◆ **Written request**
Your task is to copy each line that has the word "chart".

— start of Supplied information —

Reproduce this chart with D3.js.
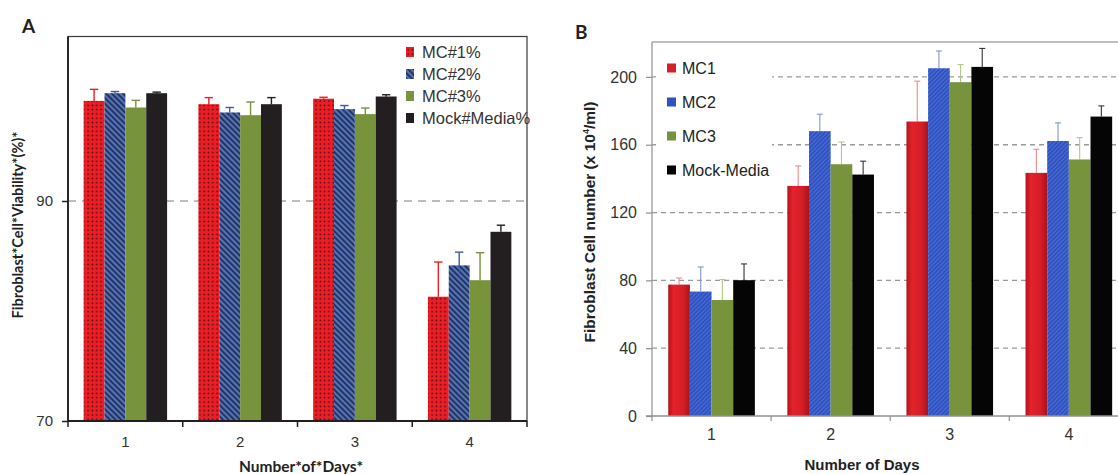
<!DOCTYPE html>
<html>
<head>
<meta charset="utf-8">
<script src="https://cdn.jsdelivr.net/npm/d3@7"></script>
<style>
  body { margin: 0; background: #fff; }
  svg { display: block; }
</style>
</head>
<body>
<div id="chart"></div>
<script>
// ---- data ----
var days = ["1", "2", "3", "4"];

// panel A : cell viability (%)
var seriesA   = ["MC#1%", "MC#2%", "MC#3%", "Mock#Media%"];
var viabMC1   = [99.1, 98.8, 99.3, 81.3];
var viabMC2   = [99.8, 98.05, 98.35, 84.15];
var viabMC3   = [98.5, 97.8, 97.9, 82.8];
var viabMock  = [99.8, 98.8, 99.5, 87.2];
var viabErrMC1  = [1.05, 0.6, 0.13, 3.15];
var viabErrMC2  = [0.15, 0.45, 0.33, 1.2];
var viabErrMC3  = [0.65, 1.2, 0.55, 2.5];
var viabErrMock = [0.1, 0.6, 0.16, 0.6];
var ticksA = [70, 90];

// panel B : cell number (x 10^4/ml)
var seriesB    = ["MC1", "MC2", "MC3", "Mock-Media"];
var cellsMC1   = [77.5, 135.7, 173.7, 143.4];
var cellsMC2   = [73.4, 168, 205.1, 162.2];
var cellsMC3   = [68.4, 148.5, 196.9, 151.3];
var cellsMock  = [80.1, 142.4, 205.9, 176.6];
var cellsErrMC1  = [3.9, 11.8, 23.8, 13.9];
var cellsErrMC2  = [14.5, 10, 10.2, 10.7];
var cellsErrMC3  = [12.1, 13.1, 10.4, 12.9];
var cellsErrMock = [9.6, 7.9, 10.9, 6.3];
var ticksB = [0, 40, 80, 120, 160, 200];

var meanA = [viabMC1, viabMC2, viabMC3, viabMock];
var errA  = [viabErrMC1, viabErrMC2, viabErrMC3, viabErrMock];
var meanB = [cellsMC1, cellsMC2, cellsMC3, cellsMock];
var errB  = [cellsErrMC1, cellsErrMC2, cellsErrMC3, cellsErrMock];

var svg = d3.select("#chart")
  .append("svg")
    .attr("width", 1118)
    .attr("height", 474)
    .style("font-family", "'Liberation Sans', Arial, sans-serif");

svg.append("rect").attr("width", 1118).attr("height", 474).attr("fill", "#fff");

// ---- fills ----
var defs = svg.append("defs");

var dots = defs.append("pattern")
  .attr("id", "dotsRed")
  .attr("patternUnits", "userSpaceOnUse")
  .attr("width", 4.3).attr("height", 4.3);
dots.append("rect").attr("width", 4.3).attr("height", 4.3).attr("fill", "#ee1d25");
dots.append("circle").attr("cx", 2.1).attr("cy", 2.1).attr("r", 0.85).attr("fill", "#3b1214");

var hatch = defs.append("pattern")
  .attr("id", "hatchBlue")
  .attr("patternUnits", "userSpaceOnUse")
  .attr("width", 4).attr("height", 4)
  .attr("patternTransform", "rotate(-45)");
hatch.append("rect").attr("width", 4).attr("height", 4).attr("fill", "#5473bd");
hatch.append("rect").attr("width", 1.7).attr("height", 4).attr("fill", "#1d2a4c");

var redGrad = defs.append("linearGradient").attr("id", "redB");
[[0, "#b3131b"], [0.25, "#e4222a"], [0.7, "#d31e27"], [1, "#a9121a"]].forEach(s =>
  redGrad.append("stop").attr("offset", s[0]).attr("stop-color", s[1]));

var fineHatch = defs.append("pattern")
  .attr("id", "hatchBlueB")
  .attr("patternUnits", "userSpaceOnUse")
  .attr("width", 3).attr("height", 3)
  .attr("patternTransform", "rotate(45)");
fineHatch.append("rect").attr("width", 3).attr("height", 3).attr("fill", "#2f52c0");
fineHatch.append("rect").attr("width", 1).attr("height", 3).attr("fill", "#4c6fd6");

var fillA = ["url(#dotsRed)", "url(#hatchBlue)", "#77933c", "#231f20"];
var errColA = ["#ee1d25", "#3d5aa8", "#77933c", "#231f20"];
var fillB = ["url(#redB)", "url(#hatchBlueB)", "#77933c", "#050505"];
var errColB = ["#ef8a8a", "#8494d4", "#b4c68a", "#333"];
var legendA = ["url(#dotsRed)", "url(#hatchBlue)", "#77933c", "#231f20"];
var legendB = ["#d42028", "#2f52c0", "#77933c", "#000"];

// ================= Panel A =================
var xA = d3.scaleBand().domain(days).range([68, 527]);
var xA1 = d3.scaleBand().domain(d3.range(4)).range([0, xA.bandwidth()]).paddingOuter(0.75);
var yA = d3.scaleLinear().domain([70, 105]).range([421, 36]);

var gA = svg.append("g");

// dashed line at 90
gA.append("line")
  .attr("x1", 68).attr("x2", 527)
  .attr("y1", yA(90)).attr("y2", yA(90))
  .attr("stroke", "#a6a6a6").attr("stroke-width", 1.4)
  .attr("stroke-dasharray", "8,6");

var rowsA = [];
days.forEach((d, i) => seriesA.forEach((s, j) =>
  rowsA.push({ day: d, k: j, v: meanA[j][i], e: errA[j][i] })));

gA.selectAll(".barA")
  .data(rowsA)
  .enter().append("rect")
    .attr("class", "barA")
    .attr("x", d => xA(d.day) + xA1(d.k))
    .attr("width", xA1.bandwidth())
    .attr("y", d => yA(d.v))
    .attr("height", d => yA(70) - yA(d.v))
    .attr("fill", d => fillA[d.k]);

// error bars: upper half solid, lower half faded over the bar
var errGA = gA.selectAll(".errA").data(rowsA).enter().append("g")
  .attr("transform", d => `translate(${xA(d.day) + xA1(d.k) + xA1.bandwidth() / 2},0)`)
  .attr("stroke", d => errColA[d.k])
  .attr("stroke-width", 1.4);
errGA.append("line")
  .attr("y1", d => yA(d.v)).attr("y2", d => yA(d.v + d.e));
errGA.append("line")
  .attr("x1", -4.2).attr("x2", 4.2)
  .attr("y1", d => yA(d.v + d.e)).attr("y2", d => yA(d.v + d.e));
errGA.append("line")
  .attr("y1", d => yA(d.v)).attr("y2", d => yA(d.v - d.e))
  .attr("stroke-opacity", 0.45);

// frame
gA.append("rect")
  .attr("x", 68).attr("y", 36.5)
  .attr("width", 459).attr("height", 421 - 36.5)
  .attr("fill", "none").attr("stroke", "#3a3a3a").attr("stroke-width", 1.2);
gA.append("line")
  .attr("x1", 68).attr("x2", 527).attr("y1", 421).attr("y2", 421)
  .attr("stroke", "#231f20").attr("stroke-width", 1.8);
gA.append("line")
  .attr("x1", 68).attr("x2", 68).attr("y1", 36.5).attr("y2", 421)
  .attr("stroke", "#231f20").attr("stroke-width", 1.8);

// y axis
var yAxisA = gA.append("g")
  .attr("transform", "translate(68,0)")
  .call(d3.axisLeft(yA).tickValues(ticksA).tickSize(6).tickPadding(9));
yAxisA.select(".domain").remove();
yAxisA.selectAll("line").attr("stroke", "#231f20").attr("stroke-width", 1.5);
yAxisA.selectAll("text").attr("fill", "#333").style("font-size", "15px")
  .style("font-family", "'Liberation Sans', Arial, sans-serif");

// x axis
var xAxisA = gA.append("g")
  .attr("transform", "translate(0,421)")
  .call(d3.axisBottom(xA).tickSize(0).tickPadding(15));
xAxisA.select(".domain").remove();
xAxisA.selectAll("text").attr("fill", "#333").style("font-size", "15px")
  .style("font-family", "'Liberation Sans', Arial, sans-serif");
gA.selectAll(".tickA")
  .data(days.map(d => xA(d)).concat([xA.range()[1]]))
  .enter().append("line")
    .attr("x1", d => d).attr("x2", d => d)
    .attr("y1", 421).attr("y2", 427)
    .attr("stroke", "#231f20").attr("stroke-width", 1.5);

// legend A
var legA = gA.append("g").attr("transform", "translate(406,52)");
seriesA.forEach((s, j) => {
  var row = legA.append("g").attr("transform", `translate(0,${j * 22})`);
  row.append("rect").attr("x", 0).attr("y", -5).attr("width", 8).attr("height", 10)
    .attr("fill", legendA[j]);
  row.append("text").attr("x", 16).attr("y", 5.8)
    .attr("fill", "#333").style("font-size", "16.5px").text(s);
});

// titles A
svg.append("text")
  .attr("x", 22).attr("y", 33)
  .style("font-family", "Lato, 'Open Sans', sans-serif")
  .style("font-weight", "bold").style("font-size", "19px")
  .attr("fill", "#231f20").text("A");

svg.append("text")
  .attr("text-anchor", "middle")
  .attr("transform", "translate(23,225) rotate(-90)")
  .style("font-family", "Lato, 'Open Sans', sans-serif")
  .style("font-weight", "bold").style("font-size", "14.5px")
  .attr("fill", "#231f20").text("Fibroblast*Cell*Viability*(%)*");

svg.append("text")
  .attr("text-anchor", "middle")
  .attr("x", 301).attr("y", 472)
  .style("font-family", "Lato, 'Open Sans', sans-serif")
  .style("font-weight", "bold").style("font-size", "15.5px")
  .attr("fill", "#231f20").text("Number*of*Days*");

// ================= Panel B =================
var xB = d3.scaleBand().domain(days).range([652, 1128.4]);
var xB1 = d3.scaleBand().domain(d3.range(4)).range([0, xB.bandwidth()]).paddingOuter(0.75);
var yB = d3.scaleLinear().domain([0, 220]).range([416, 43]);

var gB = svg.append("g");

// grid
gB.selectAll(".gridB")
  .data(ticksB.filter(t => t > 0))
  .enter().append("line")
    .attr("x1", 652).attr("x2", 1128)
    .attr("y1", d => yB(d)).attr("y2", d => yB(d))
    .attr("stroke", "#9a9a9a").attr("stroke-width", 1.3)
    .attr("stroke-dasharray", "5,4");

// legend background hides grid
gB.append("rect")
  .attr("x", 656).attr("y", 50).attr("width", 116).attr("height", 134)
  .attr("fill", "#fff");

var rowsB = [];
days.forEach((d, i) => seriesB.forEach((s, j) =>
  rowsB.push({ day: d, k: j, v: meanB[j][i], e: errB[j][i] })));

var errGB = gB.selectAll(".errB").data(rowsB).enter().append("g")
  .attr("transform", d => `translate(${xB(d.day) + xB1(d.k) + xB1.bandwidth() / 2},0)`)
  .attr("stroke", d => errColB[d.k])
  .attr("stroke-width", 1.1);
errGB.append("line")
  .attr("y1", d => yB(d.v)).attr("y2", d => yB(d.v + d.e));
errGB.append("line")
  .attr("x1", -3).attr("x2", 3)
  .attr("y1", d => yB(d.v + d.e)).attr("y2", d => yB(d.v + d.e));

gB.selectAll(".barB")
  .data(rowsB)
  .enter().append("rect")
    .attr("class", "barB")
    .attr("x", d => xB(d.day) + xB1(d.k))
    .attr("width", xB1.bandwidth())
    .attr("y", d => yB(d.v))
    .attr("height", d => yB(0) - yB(d.v))
    .attr("fill", d => fillB[d.k]);

// frame B
gB.append("line")
  .attr("x1", 652).attr("x2", 1128).attr("y1", 42).attr("y2", 42)
  .attr("stroke", "#a8a8a8").attr("stroke-width", 1.6);
gB.append("line")
  .attr("x1", 652).attr("x2", 652).attr("y1", 42).attr("y2", 416)
  .attr("stroke", "#a0a0a0").attr("stroke-width", 1.4);
gB.append("line")
  .attr("x1", 646).attr("x2", 1128).attr("y1", 416).attr("y2", 416)
  .attr("stroke", "#909090").attr("stroke-width", 1.4);

var yAxisB = gB.append("g")
  .attr("transform", "translate(652,0)")
  .call(d3.axisLeft(yB).tickValues(ticksB).tickSize(6).tickPadding(9));
yAxisB.select(".domain").remove();
yAxisB.selectAll("line").attr("stroke", "#909090").attr("stroke-width", 1.2);
yAxisB.selectAll("text").attr("fill", "#333").style("font-size", "16px")
  .style("font-family", "'Liberation Sans', Arial, sans-serif");

var xAxisB = gB.append("g")
  .attr("transform", "translate(0,416)")
  .call(d3.axisBottom(xB).tickSize(0).tickPadding(13));
xAxisB.select(".domain").remove();
xAxisB.selectAll("text").attr("fill", "#333").style("font-size", "16px")
  .style("font-family", "'Liberation Sans', Arial, sans-serif");
gB.selectAll(".tickB")
  .data(days.map(d => xB(d)).concat([xB.range()[1]]))
  .enter().append("line")
    .attr("x1", d => d).attr("x2", d => d)
    .attr("y1", 416).attr("y2", 421)
    .attr("stroke", "#909090").attr("stroke-width", 1.2);

// legend B
var legB = gB.append("g").attr("transform", "translate(667,68)");
seriesB.forEach((s, j) => {
  var row = legB.append("g").attr("transform", `translate(0,${j * 34})`);
  row.append("rect").attr("x", 0).attr("y", -4.5).attr("width", 9).attr("height", 9)
    .attr("fill", legendB[j]);
  row.append("text").attr("x", 15).attr("y", 5.8)
    .attr("fill", "#222").style("font-size", "16px").text(s);
});

// titles B
svg.append("text")
  .attr("x", 575).attr("y", 39)
  .style("font-family", "Lato, 'Open Sans', sans-serif")
  .style("font-weight", "bold").style("font-size", "19px")
  .attr("fill", "#231f20").text("B");

var yTitleB = svg.append("text")
  .attr("text-anchor", "middle")
  .attr("transform", "translate(595,222) rotate(-90)")
  .style("font-weight", "bold").style("font-size", "15.5px")
  .attr("fill", "#222");
yTitleB.append("tspan").text("Fibroblast Cell number (x 10");
yTitleB.append("tspan").attr("dy", -6).style("font-size", "9px").text("4");
yTitleB.append("tspan").attr("dy", 6).text("/ml)");

svg.append("text")
  .attr("text-anchor", "middle")
  .attr("x", 862).attr("y", 470)
  .style("font-weight", "bold").style("font-size", "15px")
  .attr("fill", "#222").text("Number of Days");
</script>
</body>
</html>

— end of Supplied information —

◆ **Output**
Reproduce this chart with D3.js.
<div id="chart"></div>
var svg = d3.select("#chart")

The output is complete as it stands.